SPORTS AND LIFE: Lessons to Be Learned - a football quarterback discusses sports

USA Today (Society for the Advancement of Education), March, 1999 by Jeff Kemp

In this context, sports taught me that there are rules of life I must heed. What would a football field be like if there were no sidelines, end zones, or yard markers? What if the goal posts were moved in the middle of a game? What would basketball be like if the court had no boundaries and the player dribbling the ball had no limitations? What would keep him from running into the bleacher section? Who would say he needed to make a basket to score? What would a track meet be like? Who would determine the winners in a race if the officials threw away their stopwatches and turned their backs on the runners? Without life's rules--that is, without universally acknowledged truths--there is no form, no function, no way to prefer one kind of action or outcome over another.

Value systems

Sports are elevated life. They are noble and ignoble, beautiful and ugly. They reveal the best and worst of human nature in an action-packed arena dominated by intense emotion. When sports commentators repeat the old cliche about "the thrill of victory and the agony of defeat," we all know exactly what they are talking about. As players or spectators, we have experienced both. Yet, underneath the adrenaline rush is something even more powerful: our value system.

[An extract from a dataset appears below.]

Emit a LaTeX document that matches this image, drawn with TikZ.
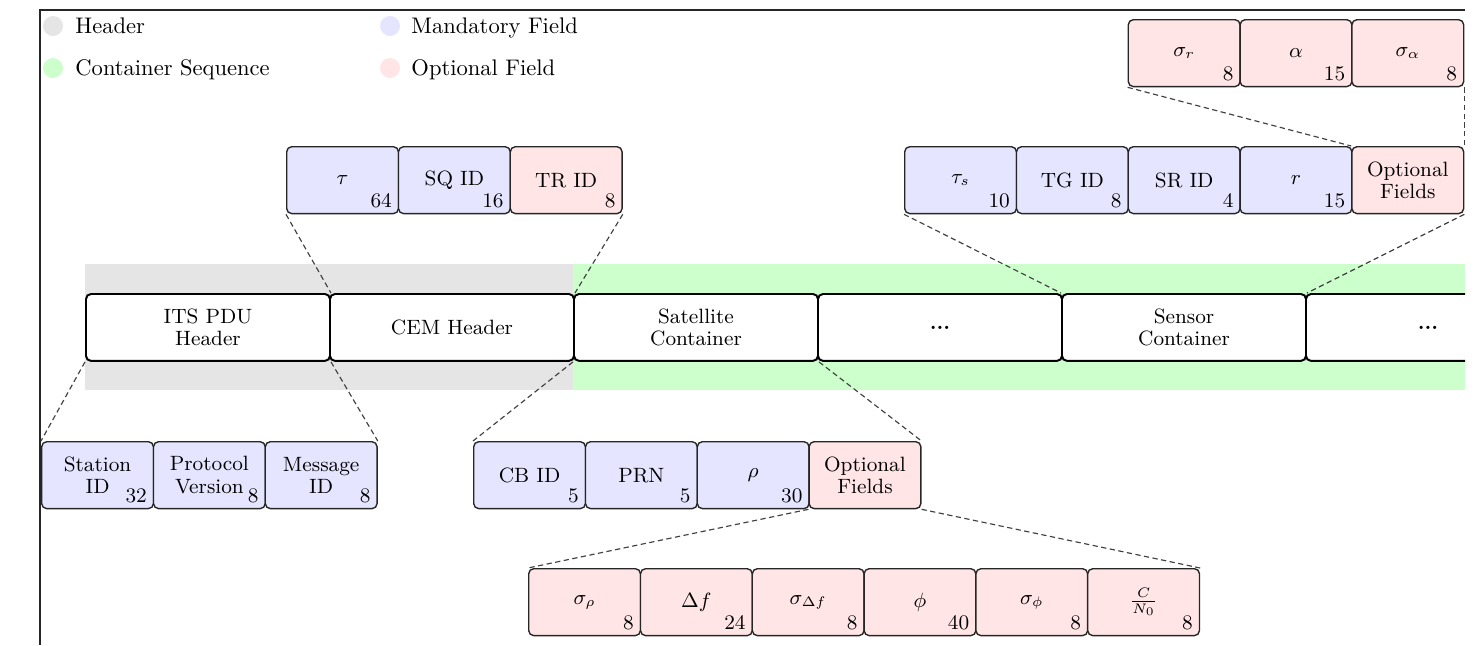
\documentclass[tikz,border=0pt]{standalone}
\usepackage{amsmath}
\tikzset{
  fieldbox/.style={draw=black!85, line width=0.6pt, rounded corners=2.2pt,
    minimum width=48.6pt, minimum height=29.1pt, inner sep=0pt,
    align=center, anchor=north west, font=\fontsize{9}{9.7}\selectfont},
  mand/.style={fieldbox, fill=blue!10},
  opt/.style={fieldbox, fill=red!10},
  seg/.style={fieldbox, fill=white, draw=black, line width=0.85pt,
    minimum width=106.1pt},
  bits/.style={label={[anchor=south east, inner xsep=3pt, inner ysep=2.6pt,
    font=\fontsize{9}{9.7}\selectfont]south east:#1}},
  zoomline/.style={black!75, line width=0.5pt, dash pattern=on 2.3pt off 1.5pt},
  legdot/.style={circle, minimum size=8.7pt, inner sep=0pt},
  legtext/.style={anchor=base west, inner sep=0pt, font=\fontsize{9.8}{12}\selectfont},
}
\begin{document}
\begin{tikzpicture}[x=0.4348pt, y=-0.4348pt]
\useasboundingbox (0,0) rectangle (1475,645);
\begin{scope}
\clip (0,0) rectangle (1465,645);

% frame
\draw[black!85, line width=0.8pt] (40,645) -- (40,10) -- (1465,10);

% legend
\node[legdot, fill=gray!20]  (lgh) at (53,26) {};
\node[legtext] (lght) at (75,33) {Header};
\node[legdot, fill=green!20] (lgc) at (53,68) {};
\node[legtext] (lgct) at (75,75) {Container Sequence};
\node[legdot, fill=blue!10]  (lgm) at (390,26) {};
\node[legtext] (lgmt) at (411,33) {Mandatory Field};
\node[legdot, fill=red!10]   (lgo) at (390,68) {};
\node[legtext] (lgot) at (411,75) {Optional Field};

% background bands
\fill[gray!20]  (85,264) rectangle (573,390);
\fill[green!20] (573,264) rectangle (1465,390);

% message segments
\node[seg] (m1) at (85,293)   {ITS PDU\\Header};
\node[seg] (m2) at (329,293)  {CEM Header};
\node[seg] (m3) at (573,293)  {Satellite\\Container};
\node[seg] (m4) at (817,293)  {\textbf{...}};
\node[seg] (m5) at (1061,293) {Sensor\\Container};
\node[seg] (m6) at (1305,293) {\textbf{...}};

% CEM header fields
\node[mand, bits=64] (tau)  at (286,146)   {$\tau$};
\node[mand, bits=16] (sqid) at (397.8,146) {SQ ID};
\node[opt,  bits=8]  (trid) at (509.6,146) {TR ID};

% sensor container fields
\node[mand, bits=10] (taus) at (904,146)    {$\tau_s$};
\node[mand, bits=8]  (tgid) at (1015.8,146) {TG ID};
\node[mand, bits=4]  (srid) at (1127.6,146) {SR ID};
\node[mand, bits=15] (rng)  at (1239.4,146) {$r$};
\node[opt]           (sopt) at (1351.2,146) {Optional\\Fields};

% sensor optional fields
\node[opt, bits=8]  (sigr) at (1127.6,19) {$\sigma_r$};
\node[opt, bits=15] (alp)  at (1239.4,19) {$\alpha$};
\node[opt, bits=8]  (siga) at (1351.2,19) {$\sigma_\alpha$};

% ITS PDU header fields
\node[mand, bits=32] (stid)  at (41,441)    {Station\\ID};
\node[mand, bits=8]  (prot)  at (152.8,441) {Protocol\\Version};
\node[mand, bits=8]  (msgid) at (264.6,441) {Message\\ID};

% satellite container fields
\node[mand, bits=5]  (cbid)   at (473,441)   {CB ID};
\node[mand, bits=5]  (prn)    at (584.8,441) {PRN};
\node[mand, bits=30] (rho)    at (696.6,441) {$\rho$};
\node[opt]           (satopt) at (808.4,441) {Optional\\Fields};

% satellite optional fields
\node[opt, bits=8]  (sigrho) at (528,568)    {$\sigma_\rho$};
\node[opt, bits=24] (df)     at (639.8,568)  {$\Delta f$};
\node[opt, bits=8]  (sigdf)  at (751.6,568)  {$\sigma_{\Delta f}$};
\node[opt, bits=40] (phi)    at (863.4,568)  {$\phi$};
\node[opt, bits=8]  (sigphi) at (975.2,568)  {$\sigma_\phi$};
\node[opt, bits=8]  (cn0)    at (1087,568)   {$\frac{C}{N_0}$};

% expansion lines
\draw[zoomline] (tau.south west)    -- (m1.north east);
\draw[zoomline] (trid.south east)   -- (m2.north east);
\draw[zoomline] (taus.south west)   -- (m5.north west);
\draw[zoomline] (sopt.south east)   -- (m5.north east);
\draw[zoomline] (sigr.south west)   -- (sopt.north west);
\draw[zoomline] (siga.south east)   -- (sopt.north east);
\draw[zoomline] (m1.south west)     -- (stid.north west);
\draw[zoomline] (m1.south east)     -- (msgid.north east);
\draw[zoomline] (m3.south west)     -- (cbid.north west);
\draw[zoomline] (m3.south east)     -- (satopt.north east);
\draw[zoomline] (satopt.south west) -- (sigrho.north west);
\draw[zoomline] (satopt.south east) -- (cn0.north east);
\end{scope}
\end{tikzpicture}
\end{document}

Sports, in other words, reveal what we treasure most. In 1988, I was playing for the Seattle Seahawks against my old team, the 49ers, when I learned firsthand that there are two competing value systems. I wasn't bitter that my old team had traded me, but I wanted to beat them all the same. Quarterback Dave Krieg had been injured, and I was to start. I had a great week of practice and felt totally prepared. I entered the Kingdome in Seattle brimming with excitement. I envisioned leading my team to victory and establishing myself as the Seahawks' starter.

Coming out of the pregame meal, one of the offensive coaches put his arm around me and strongly affirmed his faith in me: "I want you to know how happy I am that you are the Seahawk quarterback. I've been waiting for this day." I felt honored, valued, esteemed. This was going to be a great day!

Well, we ran the ball on our first two plays, and we didn't gain much. On third down and eight, I threw to Hall of Famer wide receiver Steve Largent, who split two defenders. The pass hit him right in the hands, yet he dropped the ball. Next to Jerry Rice, Largent is, statistically speaking, the greatest receiver in history. He also is one of my best friends. All I could do at that moment was chuckle and moan, "Steve, what's the matter? You never drop the ball. Why are you doing this to me?"

After that, he didn't make any mistakes, but I did. In fact, I played the worst game of my life. At the end of the first half, the 49ers were ahead 28-0. Every person in the Kingdome, with the exception of my wife (and there isn't even a witness to vouch for her), was booing me. Have you ever heard nearly 60,000 people booing you? It's quite an experience.

As I came off the field at halftime, I knew that I might be benched, but I wasn't defeated. Ever since I had been a small boy, my father had been drumming into my head British Prime Minister Winston Churchill's brave words to the students at Harrow School in the dark days of 1941: "Never give in, never give in, never, never, never, never--in nothing, great or small, large or petty--never give in except to convictions of honor and good sense."